═════ Given material ═════
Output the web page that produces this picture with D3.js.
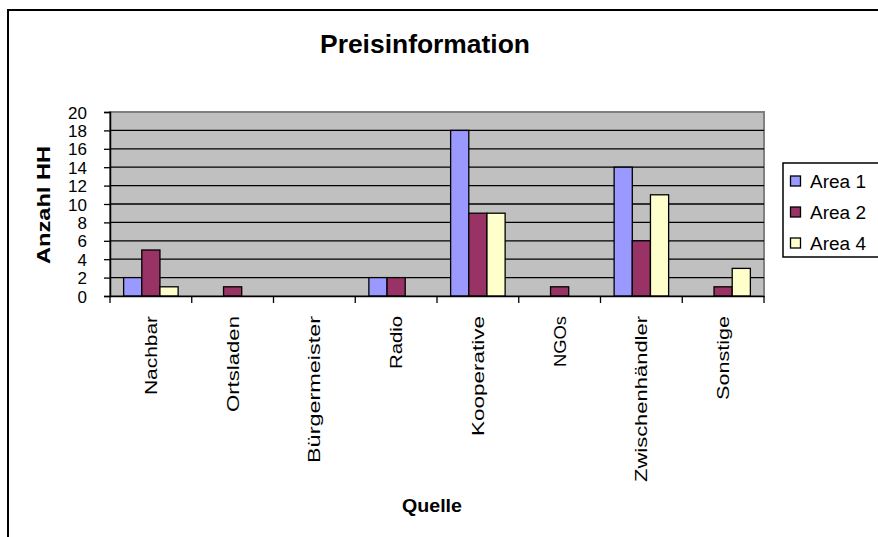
<!DOCTYPE html>
<html>
<head>
<meta charset="utf-8">
<script src="https://cdn.jsdelivr.net/npm/d3@7"></script>
<style>
  html, body { margin: 0; padding: 0; background: #fff; }
  svg { display: block; }
  text { font-family: "Liberation Sans", Arial, sans-serif; fill: #000; }
</style>
</head>
<body>
<svg id="chart" width="878" height="537"></svg>
<script>
const title = "Preisinformation";
const categories = ["Nachbar", "Ortsladen", "Bürgermeister", "Radio", "Kooperative", "NGOs", "Zwischenhändler", "Sonstige"];
const seriesNames = ["Area 1", "Area 2", "Area 4"];
const area1 = [2, 0, 0, 2, 18, 0, 14, 0];
const area2 = [5, 1, 0, 2, 9, 1, 6, 1];
const area4 = [1, 0, 0, 0, 9, 0, 11, 3];
const yTicks = [0, 2, 4, 6, 8, 10, 12, 14, 16, 18, 20];
const colors = ["#9999FF", "#993366", "#FFFFCC"];
const yTitle = "Anzahl HH";
const xTitle = "Quelle";

const seriesValues = [area1, area2, area4];
const catLabelLen = {"Nachbar":79, "Ortsladen":96, "Bürgermeister":147, "Radio":53, "Kooperative":120, "NGOs":51, "Zwischenhändler":166, "Sonstige":84};

const svg = d3.select("#chart");
const pLeft = 110, pRight = 764, pTop = 112, pBottom = 296;

// outer chart border (extends past right/bottom edges)
svg.append("rect").attr("x", 8).attr("y", 10).attr("width", 1000).attr("height", 1000)
  .attr("fill", "#fff").attr("stroke", "#000").attr("stroke-width", 2);

const x = d3.scaleBand().domain(categories).range([pLeft, pRight]).paddingInner(0).paddingOuter(0);
// Excel gap width 150%: group = 3 bars, 0.75 bar each side
const barW = x.bandwidth() / 4.5;
const y = d3.scaleLinear().domain([0, 20]).range([pBottom, pTop]);

// plot background
svg.append("rect").attr("x", pLeft).attr("y", pTop).attr("width", pRight - pLeft).attr("height", pBottom - pTop)
  .attr("fill", "#C0C0C0").attr("stroke", "#808080").attr("stroke-width", 2);

// gridlines
svg.append("g").selectAll("line").data(yTicks.filter(t => t > 0 && t < 20)).join("line")
  .attr("x1", pLeft).attr("x2", pRight).attr("y1", d => y(d)).attr("y2", d => y(d))
  .attr("stroke", "#000").attr("stroke-width", 1.3);

// bars
const barData = [];
categories.forEach((c, i) => {
  seriesNames.forEach((s, j) => {
    barData.push({cat: c, series: j, value: seriesValues[j][i]});
  });
});
svg.append("g").selectAll("rect").data(barData.filter(d => d.value > 0)).join("rect")
  .attr("x", d => x(d.cat) + 0.75 * barW + d.series * barW)
  .attr("y", d => y(d.value))
  .attr("width", barW)
  .attr("height", d => y(0) - y(d.value))
  .attr("fill", d => colors[d.series])
  .attr("stroke", "#000").attr("stroke-width", 1.3);

// y axis
const yAxis = d3.axisLeft(y).tickValues(yTicks).tickSize(6).tickFormat(d3.format("d"));
const gy = svg.append("g").attr("transform", `translate(${pLeft},0)`).call(yAxis);
gy.select(".domain").attr("stroke", "#000").attr("stroke-width", 1.5);
gy.selectAll(".tick line").attr("stroke", "#000").attr("stroke-width", 1.3);
gy.selectAll(".tick text").attr("font-size", 17).attr("font-family", "Liberation Sans, Arial, sans-serif")
  .attr("dy", "0.36em").attr("x", -23);

// x axis
const xAxis = d3.axisBottom(x).tickSize(0).tickFormat("");
const gx = svg.append("g").attr("transform", `translate(0,${pBottom})`).call(xAxis);
gx.select(".domain").attr("stroke", "#000").attr("stroke-width", 1.5);
const boundaries = categories.map(c => x(c)).concat([pRight]);
gx.selectAll(".bt").data(boundaries).join("line").attr("class", "bt")
  .attr("x1", d => d).attr("x2", d => d).attr("y1", 0).attr("y2", 7)
  .attr("stroke", "#000").attr("stroke-width", 1.3);

// category labels (rotated)
svg.append("g").selectAll("text").data(categories).join("text")
  .attr("transform", d => `translate(${x(d) + x.bandwidth() / 2 + 6},316) rotate(-90)`)
  .attr("text-anchor", "end")
  .attr("font-size", 17)
  .attr("textLength", d => catLabelLen[d])
  .attr("lengthAdjust", "spacingAndGlyphs")
  .text(d => d);

// title
svg.append("text").attr("x", 425).attr("y", 53).attr("text-anchor", "middle")
  .attr("font-size", 25).attr("font-weight", "bold")
  .attr("textLength", 210).attr("lengthAdjust", "spacingAndGlyphs").text(title);

// y title
svg.append("text").attr("transform", `translate(50,205) rotate(-90)`).attr("text-anchor", "middle")
  .attr("font-size", 18).attr("font-weight", "bold")
  .attr("textLength", 118).attr("lengthAdjust", "spacingAndGlyphs").text(yTitle);

// x title
svg.append("text").attr("x", 432).attr("y", 512).attr("text-anchor", "middle")
  .attr("font-size", 18).attr("font-weight", "bold")
  .attr("textLength", 60).attr("lengthAdjust", "spacingAndGlyphs").text(xTitle);

// legend
const lg = svg.append("g");
lg.append("rect").attr("x", 783).attr("y", 163).attr("width", 200).attr("height", 94)
  .attr("fill", "#fff").attr("stroke", "#000").attr("stroke-width", 1.5);
const ly = [181, 212, 243];
seriesNames.forEach((s, i) => {
  lg.append("rect").attr("x", 790.5).attr("y", ly[i] - 5).attr("width", 10).attr("height", 10)
    .attr("fill", colors[i]).attr("stroke", "#000").attr("stroke-width", 1.3);
  lg.append("text").attr("x", 810).attr("y", ly[i] + 6.5).attr("font-size", 18)
    .attr("textLength", 56).attr("lengthAdjust", "spacingAndGlyphs").text(s);
});
</script>
</body>
</html>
═════
=== Directions ===
Each line of the data is to be duplicated exactly; pictures stay out of the copy.

=== Response ===
Output the web page that produces this picture with D3.js.
<!DOCTYPE html>
<html>
<head>
<meta charset="utf-8">
<script src="https://cdn.jsdelivr.net/npm/d3@7"></script>
<style>
  html, body { margin: 0; padding: 0; background: #fff; }
  svg { display: block; }
  text { font-family: "Liberation Sans", Arial, sans-serif; fill: #000; }
</style>
</head>
<body>
<svg id="chart" width="878" height="537"></svg>
<script>
const title = "Preisinformation";
const categories = ["Nachbar", "Ortsladen", "Bürgermeister", "Radio", "Kooperative", "NGOs", "Zwischenhändler", "Sonstige"];
const seriesNames = ["Area 1", "Area 2", "Area 4"];
const area1 = [2, 0, 0, 2, 18, 0, 14, 0];
const area2 = [5, 1, 0, 2, 9, 1, 6, 1];
const area4 = [1, 0, 0, 0, 9, 0, 11, 3];
const yTicks = [0, 2, 4, 6, 8, 10, 12, 14, 16, 18, 20];
const colors = ["#9999FF", "#993366", "#FFFFCC"];
const yTitle = "Anzahl HH";
const xTitle = "Quelle";

const seriesValues = [area1, area2, area4];
const catLabelLen = {"Nachbar":79, "Ortsladen":96, "Bürgermeister":147, "Radio":53, "Kooperative":120, "NGOs":51, "Zwischenhändler":166, "Sonstige":84};

const svg = d3.select("#chart");
const pLeft = 110, pRight = 764, pTop = 112, pBottom = 296;

// outer chart border (extends past right/bottom edges)
svg.append("rect").attr("x", 8).attr("y", 10).attr("width", 1000).attr("height", 1000)
  .attr("fill", "#fff").attr("stroke", "#000").attr("stroke-width", 2);

const x = d3.scaleBand().domain(categories).range([pLeft, pRight]).paddingInner(0).paddingOuter(0);
// Excel gap width 150%: group = 3 bars, 0.75 bar each side
const barW = x.bandwidth() / 4.5;
const y = d3.scaleLinear().domain([0, 20]).range([pBottom, pTop]);

// plot background
svg.append("rect").attr("x", pLeft).attr("y", pTop).attr("width", pRight - pLeft).attr("height", pBottom - pTop)
  .attr("fill", "#C0C0C0").attr("stroke", "#808080").attr("stroke-width", 2);

// gridlines
svg.append("g").selectAll("line").data(yTicks.filter(t => t > 0 && t < 20)).join("line")
  .attr("x1", pLeft).attr("x2", pRight).attr("y1", d => y(d)).attr("y2", d => y(d))
  .attr("stroke", "#000").attr("stroke-width", 1.3);

// bars
const barData = [];
categories.forEach((c, i) => {
  seriesNames.forEach((s, j) => {
    barData.push({cat: c, series: j, value: seriesValues[j][i]});
  });
});
svg.append("g").selectAll("rect").data(barData.filter(d => d.value > 0)).join("rect")
  .attr("x", d => x(d.cat) + 0.75 * barW + d.series * barW)
  .attr("y", d => y(d.value))
  .attr("width", barW)
  .attr("height", d => y(0) - y(d.value))
  .attr("fill", d => colors[d.series])
  .attr("stroke", "#000").attr("stroke-width", 1.3);

// y axis
const yAxis = d3.axisLeft(y).tickValues(yTicks).tickSize(6).tickFormat(d3.format("d"));
const gy = svg.append("g").attr("transform", `translate(${pLeft},0)`).call(yAxis);
gy.select(".domain").attr("stroke", "#000").attr("stroke-width", 1.5);
gy.selectAll(".tick line").attr("stroke", "#000").attr("stroke-width", 1.3);
gy.selectAll(".tick text").attr("font-size", 17).attr("font-family", "Liberation Sans, Arial, sans-serif")
  .attr("dy", "0.36em").attr("x", -23);

// x axis
const xAxis = d3.axisBottom(x).tickSize(0).tickFormat("");
const gx = svg.append("g").attr("transform", `translate(0,${pBottom})`).call(xAxis);
gx.select(".domain").attr("stroke", "#000").attr("stroke-width", 1.5);
const boundaries = categories.map(c => x(c)).concat([pRight]);
gx.selectAll(".bt").data(boundaries).join("line").attr("class", "bt")
  .attr("x1", d => d).attr("x2", d => d).attr("y1", 0).attr("y2", 7)
  .attr("stroke", "#000").attr("stroke-width", 1.3);

// category labels (rotated)
svg.append("g").selectAll("text").data(categories).join("text")
  .attr("transform", d => `translate(${x(d) + x.bandwidth() / 2 + 6},316) rotate(-90)`)
  .attr("text-anchor", "end")
  .attr("font-size", 17)
  .attr("textLength", d => catLabelLen[d])
  .attr("lengthAdjust", "spacingAndGlyphs")
  .text(d => d);

// title
svg.append("text").attr("x", 425).attr("y", 53).attr("text-anchor", "middle")
  .attr("font-size", 25).attr("font-weight", "bold")
  .attr("textLength", 210).attr("lengthAdjust", "spacingAndGlyphs").text(title);

// y title
svg.append("text").attr("transform", `translate(50,205) rotate(-90)`).attr("text-anchor", "middle")
  .attr("font-size", 18).attr("font-weight", "bold")
  .attr("textLength", 118).attr("lengthAdjust", "spacingAndGlyphs").text(yTitle);

// x title
svg.append("text").attr("x", 432).attr("y", 512).attr("text-anchor", "middle")
  .attr("font-size", 18).attr("font-weight", "bold")
  .attr("textLength", 60).attr("lengthAdjust", "spacingAndGlyphs").text(xTitle);

// legend
const lg = svg.append("g");
lg.append("rect").attr("x", 783).attr("y", 163).attr("width", 200).attr("height", 94)
  .attr("fill", "#fff").attr("stroke", "#000").attr("stroke-width", 1.5);
const ly = [181, 212, 243];
seriesNames.forEach((s, i) => {
  lg.append("rect").attr("x", 790.5).attr("y", ly[i] - 5).attr("width", 10).attr("height", 10)
    .attr("fill", colors[i]).attr("stroke", "#000").attr("stroke-width", 1.3);
  lg.append("text").attr("x", 810).attr("y", ly[i] + 6.5).attr("font-size", 18)
    .attr("textLength", 56).attr("lengthAdjust", "spacingAndGlyphs").text(s);
});
</script>
</body>
</html>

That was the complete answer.